Scott knew what had gone wrong and where it had gone wrong, but seemed unable to compute just what this colossal wrongness meant for him. He even answered cheerfully questions from a local newspaper about his Lancastrian ancestry, without screaming at the banality of it all. He seems a nice guy and it is probably as well.
‘Those three bogeys didn’t help you at all,’ said the BBC’s post-match interviewer, a statement of such startling foolishness that it is lucky Scott did not have that over-large putter to hand. One can imagine Tiger Woods’s answer in similar circumstances or how the BBC would have handled major events in history.
‘So, captain of the Titanic, that iceberg really didn’t help you at all.’
‘So, Marie Antoinette, that revolution must have come as a bit of a blow.’
Scott’s insistence that nerves did not get the better of him seemed an act of denial, but he was more convincing when pinpointing the shot that defined his collapse. A 176-yard six-iron to the 17th green was the moment that turned drama into crisis after some poor putting on the previous holes. Missing the green left, the Australian trooped into long grass as the cheers for Els’s birdie on the 18th echoed across the links. It was a vicious juxtaposition.

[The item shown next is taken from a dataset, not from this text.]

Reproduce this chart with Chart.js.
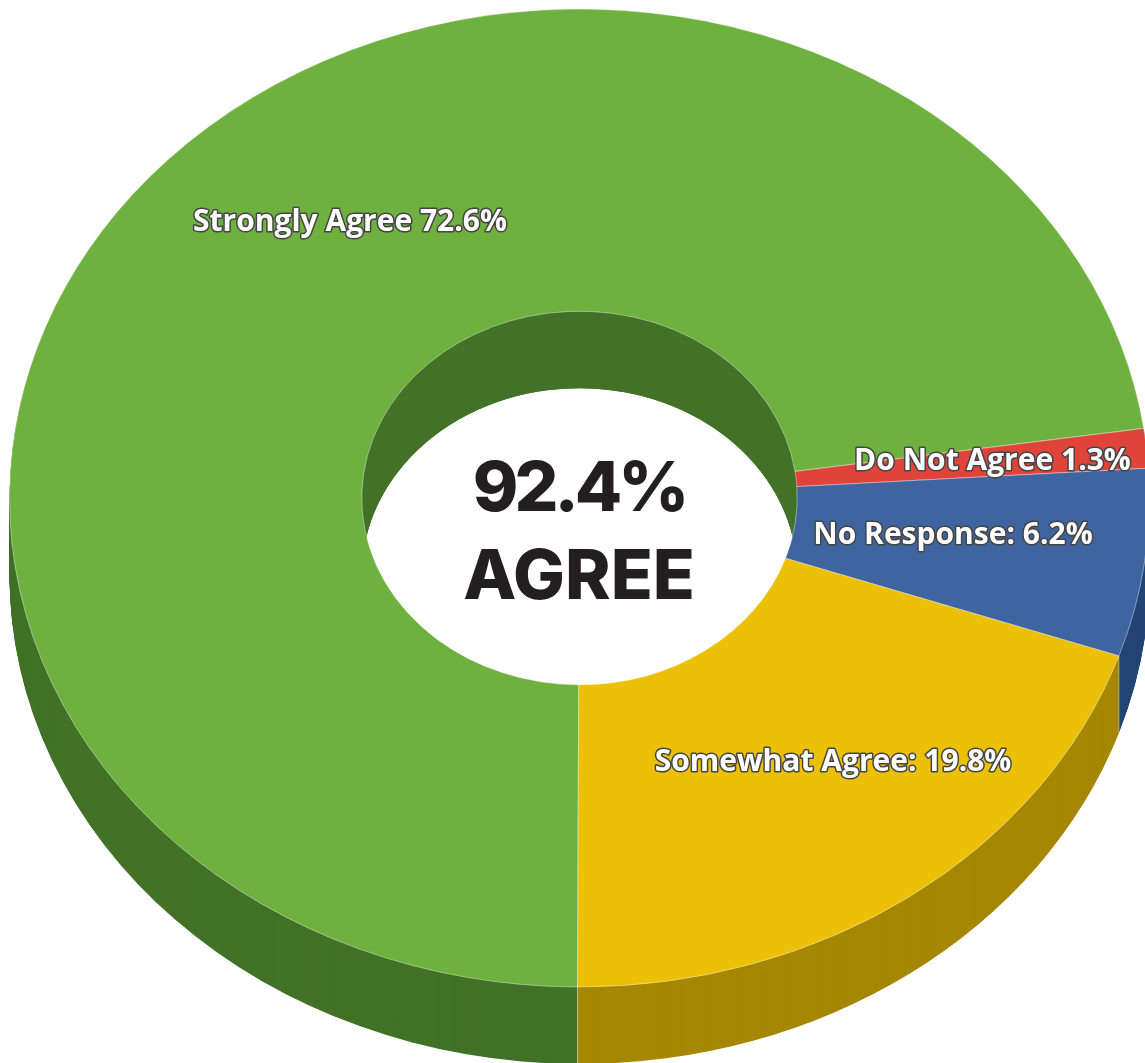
<!DOCTYPE html>
<html>
<head>
<meta charset="utf-8">
<title>92.4% Agree</title>
<script src="https://cdn.jsdelivr.net/npm/chart.js@4"></script>
<style>
  html, body { margin: 0; padding: 0; background: #fff; }
  canvas { display: block; }
</style>
</head>
<body>
<canvas id="chart" width="1145" height="1063"></canvas>
<script>
const categories = ['Strongly Agree', 'Do Not Agree', 'No Response', 'Somewhat Agree'];
const values = [72.6, 1.3, 6.2, 19.8];
const sliceLabels = ['Strongly Agree 72.6%', 'Do Not Agree 1.3%', 'No Response: 6.2%', 'Somewhat Agree: 19.8%'];
const topColors = ['#6fb13f', '#e0433a', '#3f65a0', '#ebc007'];
const wallColors = ['#417227', '#9e2a25', '#254676', '#a68703'];
const centerLines = ['92.4%', 'AGREE'];

// label centres
const labelSpots = [[350, 222], [992.5, 461], [953, 535], [833, 762]];
const centerSpots = [[579, 490], [579, 578]];
const centerTracking = ['-4px', '0px'];   // the digits run narrow in the reference

const SQUASH = 489 / 570;   // vertical flattening of the disc
const DEPTH = 77;           // height of the side wall in px
const SEAM = 'rgba(255,255,255,0.45)';

function ringPath(ctx, arc, off) {
    const ry = arc.outerRadius * SQUASH;
    const iy = arc.innerRadius * SQUASH;
    ctx.beginPath();
    ctx.ellipse(arc.x, arc.y + off, arc.outerRadius, ry, 0, arc.startAngle, arc.endAngle);
    ctx.ellipse(arc.x, arc.y + off, arc.innerRadius, iy, 0, arc.endAngle, arc.startAngle, true);
    ctx.closePath();
}

const disc3d = {
    id: 'disc3d',
    beforeDatasetsDraw(chart) {
        const ctx = chart.ctx;
        const arcs = chart.getDatasetMeta(0).data.map(a =>
            a.getProps(['x', 'y', 'startAngle', 'endAngle', 'innerRadius', 'outerRadius'], true));
        const a0 = arcs[0];

        // stack copies from the bottom up so the nearest rim wins
        for (let off = DEPTH; off >= 1; off--) {
            arcs.forEach((arc, i) => {
                ctx.fillStyle = wallColors[i];
                ringPath(ctx, arc, off);
                ctx.fill();
            });
        }

        // the inside wall of the hole is all one colour in the reference
        ctx.save();
        ctx.beginPath();
        ctx.ellipse(a0.x, a0.y, a0.innerRadius, a0.innerRadius * SQUASH, 0, 0, Math.PI * 2);
        ctx.clip();
        ctx.beginPath();
        ctx.rect(0, 0, chart.width, chart.height);
        ctx.ellipse(a0.x, a0.y + DEPTH, a0.innerRadius, a0.innerRadius * SQUASH, 0, 0, Math.PI * 2);
        ctx.fillStyle = wallColors[0];
        ctx.fill('evenodd');
        ctx.restore();

        // seams on the outer wall where two slices meet
        ctx.strokeStyle = SEAM;
        ctx.lineWidth = 1;
        arcs.forEach(arc => {
            if (Math.sin(arc.startAngle) > 0) {
                const x = arc.x + arc.outerRadius * Math.cos(arc.startAngle);
                const y = arc.y + arc.outerRadius * SQUASH * Math.sin(arc.startAngle);
                ctx.beginPath();
                ctx.moveTo(x, y);
                ctx.lineTo(x, y + DEPTH);
                ctx.stroke();
            }
        });

        // flatten the top face
        ctx.save();
        ctx.translate(0, a0.y);
        ctx.scale(1, SQUASH);
        ctx.translate(0, -a0.y);
    },
    afterDatasetsDraw(chart) {
        const ctx = chart.ctx;
        ctx.restore();

        ctx.textAlign = 'center';
        ctx.textBaseline = 'middle';
        ctx.lineJoin = 'round';

        ctx.font = '700 30px "Open Sans"';
        sliceLabels.forEach((text, i) => {
            const [x, y] = labelSpots[i];
            ctx.strokeStyle = '#444444';
            ctx.lineWidth = 3;
            ctx.strokeText(text, x, y);
            ctx.fillStyle = '#ffffff';
            ctx.fillText(text, x, y);
        });

        ctx.fillStyle = '#231f20';
        ctx.font = '800 69px Inter';
        centerLines.forEach((text, i) => {
            ctx.letterSpacing = centerTracking[i];
            ctx.fillText(text, centerSpots[i][0], centerSpots[i][1]);
        });
        ctx.letterSpacing = '0px';
    }
};

new Chart(document.getElementById('chart').getContext('2d'), {
    type: 'doughnut',
    data: {
        labels: categories,
        datasets: [{
            data: values,
            backgroundColor: topColors,
            borderColor: SEAM,
            borderWidth: 1,
            clip: false
        }]
    },
    options: {
        responsive: false,
        animation: false,
        rotation: 180.2,
        radius: 570,
        cutout: '38.2%',
        layout: { padding: { left: 14, bottom: 67 } },
        plugins: {
            legend: { display: false },
            tooltip: { enabled: false }
        }
    },
    plugins: [disc3d]
});
</script>
</body>
</html>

‘Looking back, it all comes down to the shot into 17,’ Scott said. ‘That’s the one I’m most disappointed with because at that point I’m still well in control of the tournament. If I hit a nice shot somewhere to the right of the hole, I could go into the last with the lead.
‘I hit a really nice tee shot off 17 and then I just turned it over. It wasn’t a good shot. So that was pretty disappointing for me really.’
It was all so sweetly understated. Today will be different. Decades later, Sanders was asked if he ever still thought about the putt that cost him the 1970 Open.
‘Not really, buddy,’ he replied. ‘Sometimes I go a whole 10 minutes without thinking about it.’